Como esas casas que llevan nombre, cada una de las transformaciones del cuerpo de Chrion lleva un título, de las cuales solo uno de ellos es su nombre de nacimiento. Su infancia y su adultez son meros adjetivos (que llevan el nombre de Little y Black, respectivamente), reservando el título Chiron para el segmento de su adolescencia, el espacio temporal en el que será verdaderamente libre, aunque se trate de una libertad momentánea y catastrófica, en el que el descubrimiento del placer se intersecta con el despertar de la violencia imposible ya de contener. Si es cierto que llevamos con nosotros el peso de los espacios en los que vivimos, la mochila de Chrion se rompe mil veces pero nunca se despega de su espalda, manteniéndolo presa de sus vicisitudes. Lejos del mundanal panorama de brillo y consumo habitual de Miami, la postal costera de Liberty City que se retrata en Moonlight es un contexto voraz, un lado b marginal que nunca funciona como fondo del relato sino más bien como un elemento cuya presencia es vital porque cada una de sus esquinas cuenta una historia. Siendo real a ese entorno que es la raíz originaria del proyecto (tanto Jenkins como el creador de la historia original en la que se basa la película crecieron ahí, a pocas cuadras de distancia), Jenkins resguarda para su película el pulso vital de esa ciudad de la que ninguno de sus habitantes parece nunca escapar. Lejos de la sordidez explotativa, la fauna de adictos, dealers y eventuales prostitutas que forman el panorama diario de Chiron no son expuestos para ser juzgados por sus acciones sino para develar las trampas de un sistema que necesita de estos olvidados para saberse próspero.

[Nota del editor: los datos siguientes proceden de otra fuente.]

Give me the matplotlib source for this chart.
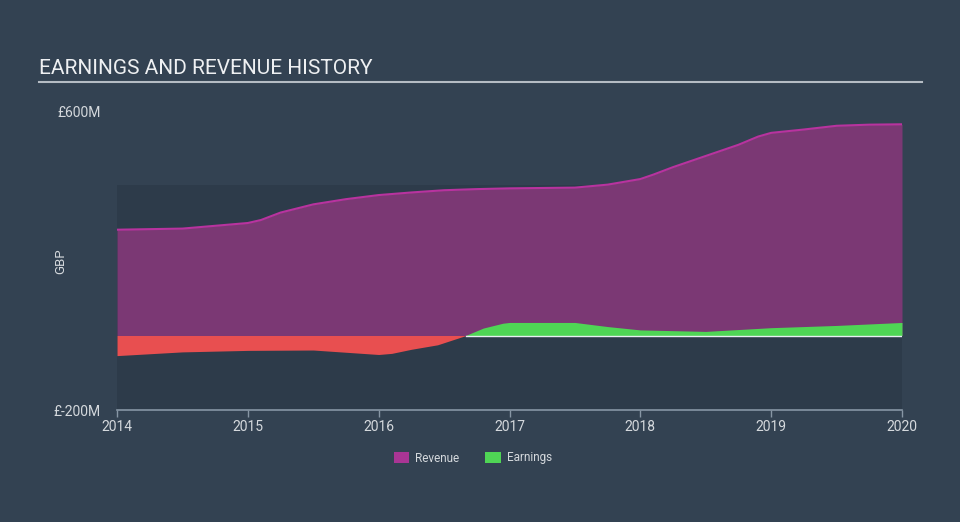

La sutileza de Jenkins es tan precisa en contar los límites donde termina el disfraz y empieza el cuerpo que ni siquiera le hace falta mostrarlo: el Cucurrucucú Paloma de Caetano Veloso que se escucha mientras viaja en la autopista y que se transforma de repente en un hip-hop de factoría estándar (y de paso deja en claro su lineaje de influencias, uniendo con una sola melodía los puntos que van de Wong a Almodóvar), le alcanza para exponer la construcción del estereotipo en el que debe convertirse Chiron, un doble de sí mismo que sirve para mostrarle al afuera que ya es otro, un escudo apto y necesario para la supervivencia en la selva. Debajo de ese perfil que solo muestra la superficie, se sigue ocultando su verdadero ser, una sumatoria de capas de experiencia que lo exponen a revisitar su pasado, no para rememoralo ni mucho menos para cerrarlo, sino para explorarlo en las miles de posibilidades que el presente le brinda. Quizás en ese encuentro con su amigo de la infancia, que lo marcó a fuego lento entre la extrañeza de la primer experiencia sexual y el ataque imparable de la violencia desatada, se descubra la oportunidad de un nuevo terreno ideal en el cual derrumbar las máscaras y dejar, finalmente, al cuerpo liberado, flotando en la inmensidad del océano, brillando bajo la compañía azulada de esa luna que sale para todos.